Include a smart vapor retarder on the interior of walls in heating climates. It swings between lower and higher permeance as humidity changes, providing a safety buffer. Electrical boxes can be gasketed or surface-mounted on service cavities to reduce penetrations through the air barrier. These details add up to a house that feels calm and steady regardless of weather.
Choosing among good options
When clients ask for a recommendation, I start with their goals, then layer in constraints. If the aim is the best performance at a reasonable cost in an existing house with easy attic access, I favor air sealing and attic cellulose with careful baffles. If walls are open, dense-pack cellulose or mineral wool batts installed with attention to fit provide dependable results. If there’s a problematic rim joist or complex transitions, a measured application of closed-cell spray foam can solve it. For exterior renovations, I push for continuous insulation and a robust water-resistive barrier.
Environmental priorities can pivot the choice toward cellulose, mineral wool, or wood fiber. Fire safety near equipment nudges the decision toward mineral wool. Damp basements call for rigid foam or mineral wool on masonry. Hot climates with radiant roofs benefit from a radiant barrier paired with adequate insulation, though the barrier only shines if installed with an air gap and facing the right direction. There is rarely one right answer, but there is a clearly wrong one: picking a product based on marketing alone, then installing it without respect for airflow and moisture.
A brief comparison you can carry into planning
- Fiberglass: cost-effective, widely available, performance depends on precise installation and air sealing. Cellulose: excellent for dense packing and attics, good sound control, moisture buffering, strong environmental profile. Mineral wool: noncombustible, stable, sheds water, great for sound and exterior continuous insulation, higher cost than fiberglass. Rigid foam: high R per inch with continuous coverage, good for breaking thermal bridges and basements, requires careful vapor and fire detailing. Spray foam: integrates air sealing with insulation, expensive, sensitive to installation quality, consider environmental impact and moisture dynamics.

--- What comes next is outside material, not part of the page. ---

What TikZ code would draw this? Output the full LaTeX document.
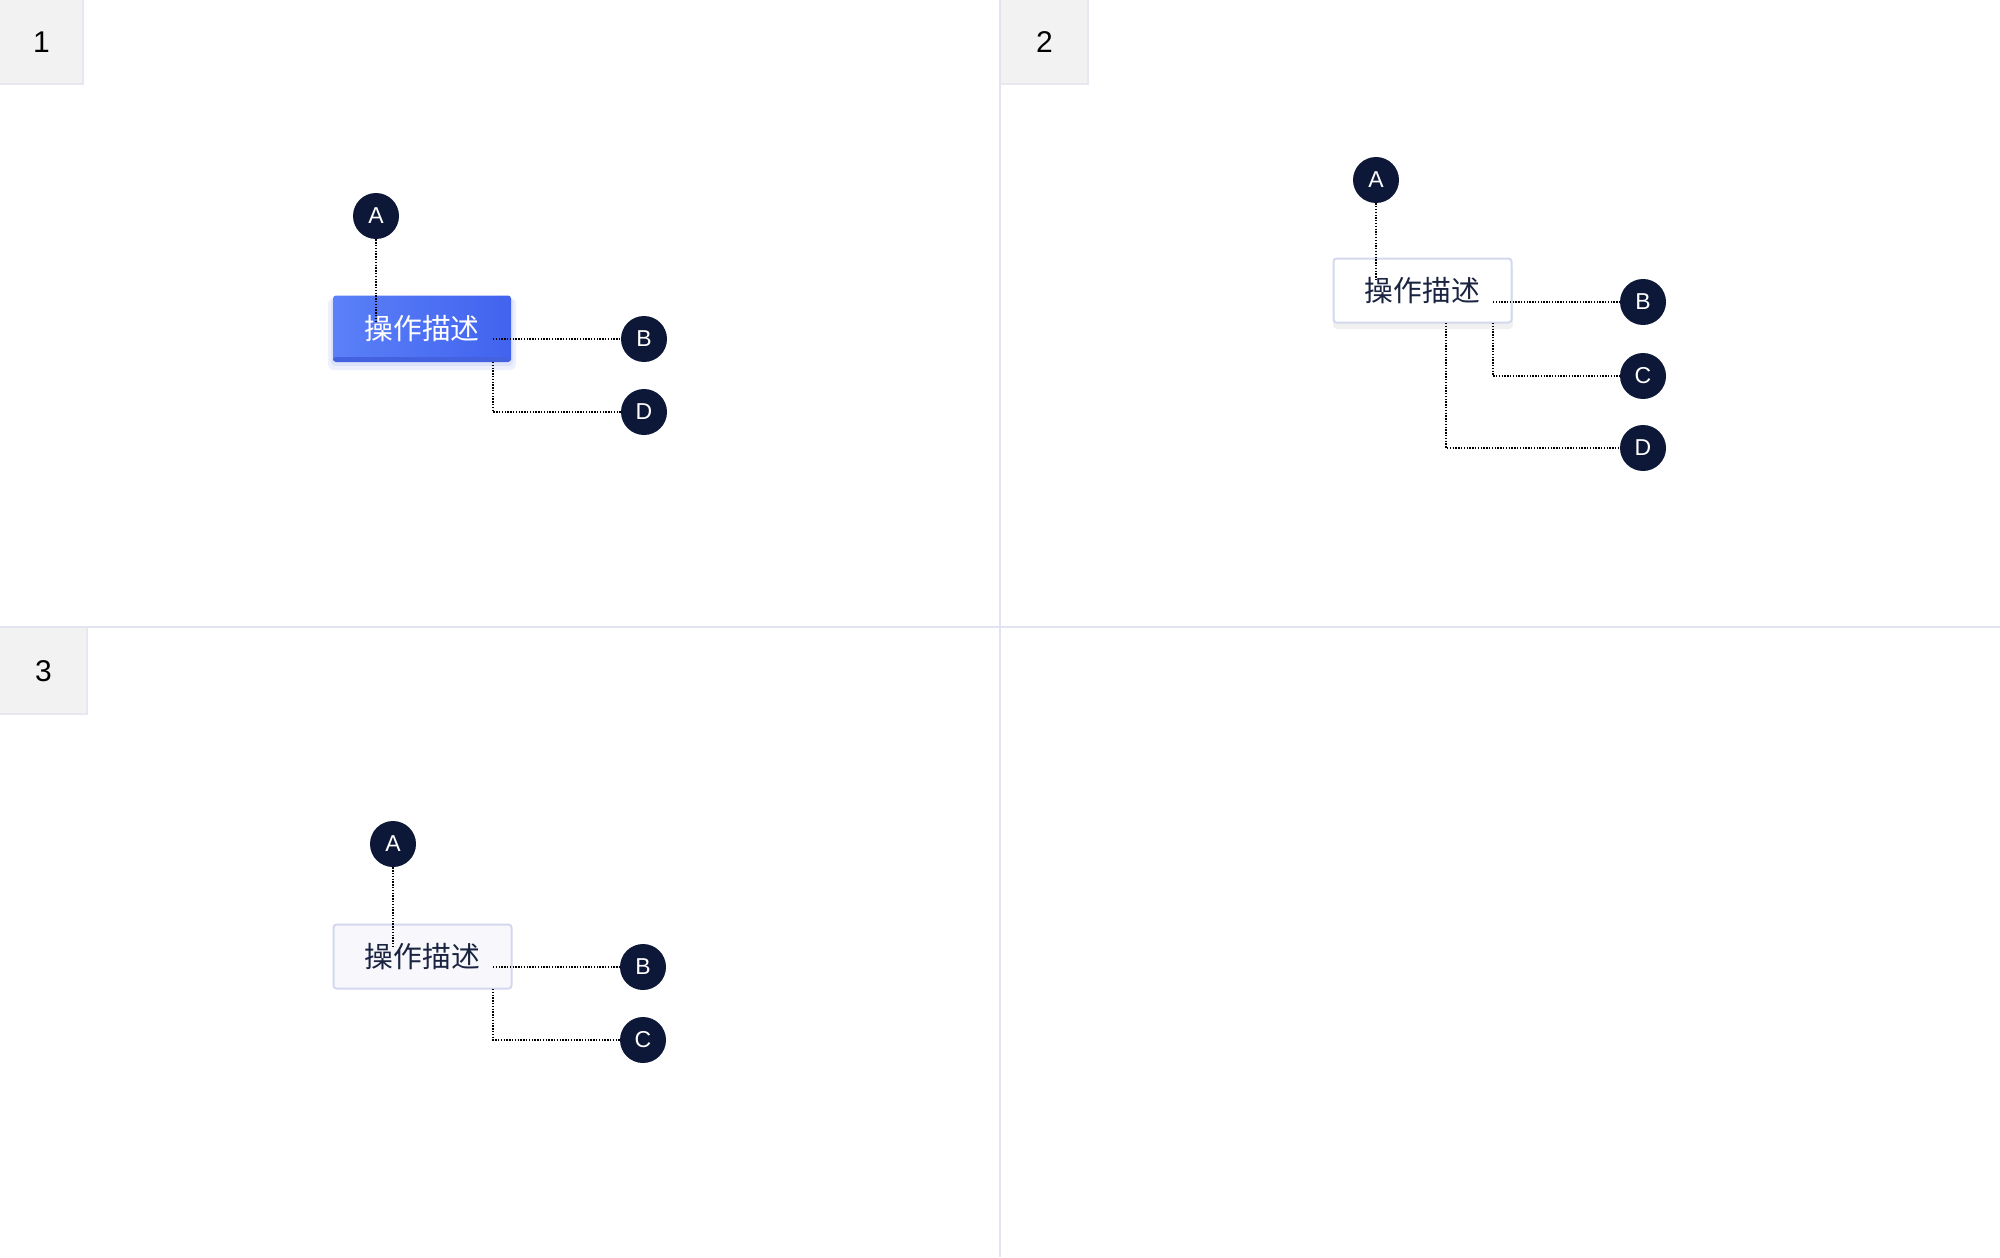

What successful projects share
The projects that leave owners smiling share a pattern. The team starts with a plan grounded in climate data and code, uses materials that fit the assembly, and treats air sealing as part of insulation, not an afterthought. They confirm work with simple tests, accept that details at penetrations matter as much as large areas, and budget for the unglamorous pieces like baffles, gaskets, and tape. They respect that insulation is part of a system alongside ventilation, heating, and roofs.
I remember a small Cape where the owners had lived with cold bedrooms for years. The fix was not exotic: seal the attic plane, add raised baffles, dense-pack the sloped ceilings, and insulate the knee wall floors to connect the space to conditioned air. The radiant difference was obvious by the first cold snap. Radiant surfaces in those rooms ran closer to air temperature, drafts calmed, and the heat cycles lengthened. The fuel bill dropped by a quarter. That kind of change builds trust in the fundamentals.
If you approach your own project with that mindset, the brand names on the packaging matter less. Choose a material that fits the assembly, detail for air and moisture control, and give installers the time and tools to do it right. Comfort and efficiency will follow, not as a promise on a label, but as the lived experience of a house that stays steady through the seasons.